The original concept was that with unbonded prestress you could not easily weave the tendons so they came up with the idea of a one way banded/distributed tendon pattern that provided a logical load balance but did not match the elastic moment pattern and only in flat plate slabs, no drop panels.

So the ultimate condition required a lot of redistribution and is basically a yield line solution without a yield line analysis. This actually works ok with regular column grids with flat plate slabs. The problem with this is that as the column pattern becomes more random, the elastic analysis you are getting from FEM differs by more and more from the Yield Line result you are actually trying to achieve. Averaging the results of an elastic analysis with random column positioning is not consistent with a possible yield line solution.

Also, unbonded prestress required a lot of extra bonded reinforcement to make the slab act as a flexural slab once cracking occurred. Without that and without bond of the tendons the slab went into catenery.

This extra reinforcement, top over the supports in both directions and a bottom mat in the slab panels made assisted the slab in acting as a flat slab should.

But the idea at the start was to keep the stresses low at service (basically in compression) so that the slab was uncracked at service, so there was no redistribution at service so deflection performance was no adversely affected.
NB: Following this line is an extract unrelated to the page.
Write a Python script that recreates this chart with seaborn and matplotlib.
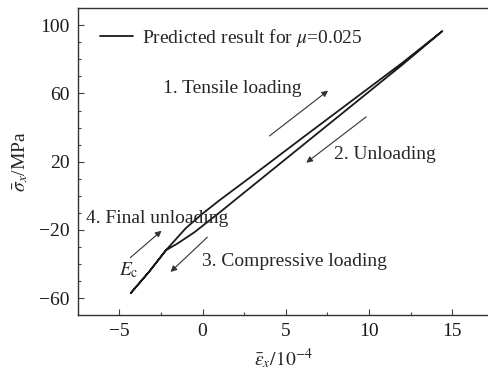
import matplotlib
matplotlib.use("Agg")
import matplotlib.pyplot as plt
import seaborn as sns
import pandas as pd
from matplotlib.ticker import FixedLocator, MultipleLocator

# ---- data ----
loading_x = [-4.3, -3.2, -2.2, -1.0, 0.0, 1.0, 3.0, 6.0, 9.0, 12.0, 14.4]
loading_y = [-57.0, -44.5, -32.0, -19.0, -10.5, -2.8, 11.8, 34.0, 56.0, 78.0, 96.6]
unloading_x = [14.4, 12.0, 9.0, 6.0, 3.0, 1.0, -0.5, -1.5, -2.2, -3.2, -4.3]
unloading_y = [96.6, 76.9, 53.2, 29.5, 5.8, -10.0, -21.5, -28.0, -32.0, -44.5, -57.0]

series_label = r"Predicted result for $\mu$=0.025"
y_ticks = [-60, -20, 20, 60, 100]
x_ticks = [-5, 0, 5, 10, 15]

stage_labels = ["1. Tensile loading", "2. Unloading", "3. Compressive loading", "4. Final unloading"]

sns.set_style("ticks")
plt.rcParams["font.family"] = ["Liberation Serif", "DejaVu Serif"]
plt.rcParams["mathtext.fontset"] = "stix"

fig = plt.figure(figsize=(4.88, 3.76), dpi=100)
ax = fig.add_axes([0.159, 0.162, 0.843, 0.816])

path = pd.DataFrame({
    "strain": loading_x + unloading_x[1:],
    "stress": loading_y + unloading_y[1:],
})
sns.lineplot(data=path, x="strain", y="stress", sort=False, estimator=None,
             color="#1a1a1a", lw=1.3, ax=ax, label=series_label)

ax.set_xlim(-7.5, 17.2)
ax.set_ylim(-70, 110)
ax.xaxis.set_major_locator(FixedLocator(x_ticks))
ax.xaxis.set_minor_locator(MultipleLocator(2.5))
ax.yaxis.set_major_locator(FixedLocator(y_ticks))
ax.yaxis.set_minor_locator(MultipleLocator(10))
ax.tick_params(which="major", direction="in", length=4, width=0.8, labelsize=14,
               colors="#444444", pad=6, top=False, right=False)
ax.tick_params(which="minor", direction="in", length=2.5, width=0.8, colors="#444444",
               top=False, right=False)
ax.tick_params(axis="both", labelcolor="#1a1a1a")
for s in ax.spines.values():
    s.set_color("#333333")
    s.set_linewidth(1.0)
ax.spines["right"].set_visible(False)

ax.set_xlabel(r"$\bar{\varepsilon}_x/10^{-4}$", fontsize=14, labelpad=4)
ax.set_ylabel(r"$\bar{\sigma}_x$/MPa", fontsize=14, labelpad=6)

leg = ax.legend(loc="upper left", frameon=False, fontsize=14, handlelength=1.7,
                bbox_to_anchor=(0.054, 0.94), handletextpad=0.45,
                borderpad=0, borderaxespad=0)

fs = 14
ax.text(-2.38, 62.8, stage_labels[0], fontsize=fs, va="center", ha="left")
ax.text(7.88, 24.3, stage_labels[1], fontsize=fs, va="center", ha="left")
ax.text(-0.05, -38.6, stage_labels[2], fontsize=fs, va="center", ha="left")
ax.text(-7.02, -13.1, stage_labels[3], fontsize=fs, va="center", ha="left")
ax.text(-5.0, -43.4, r"$E_{\rm c}$", fontsize=fs, va="center", ha="left")

arrows = [((4.02, 35.1), (7.54, 61.7)),
          ((9.83, 46.3), (6.23, 19.4)),
          ((0.29, -24.3), (-1.92, -44.7)),
          ((-4.33, -36.3), (-2.46, -20.5))]
for (x0, y0), (x1, y1) in arrows:
    ax.annotate("", xy=(x1, y1), xytext=(x0, y0),
                arrowprops=dict(arrowstyle="-|>", color="#333333", lw=0.8,
                                mutation_scale=9, shrinkA=0, shrinkB=0))

fig.savefig("out.png", dpi=100)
If you look at the British TR43 Version 1 which used this method for BS8110, it required a tension limit in negative moment zones of 0, i.e. fully in compression, based on the average stress in the panel!

Then people started doing it with bonded prestress and also allowing much higher stresses as we would in a partially prestressed slab. But bonded prestress design codes do not require this extra reinforcement so designers using the logic were missing out on the benefits of the extra reinforcement as the codes assumed proper 2way column middle strip logic is being used with bonded tendons so this extra reinforcement was not mentioned in other codes. Banded/distributed slabs require this extra reinforcement also!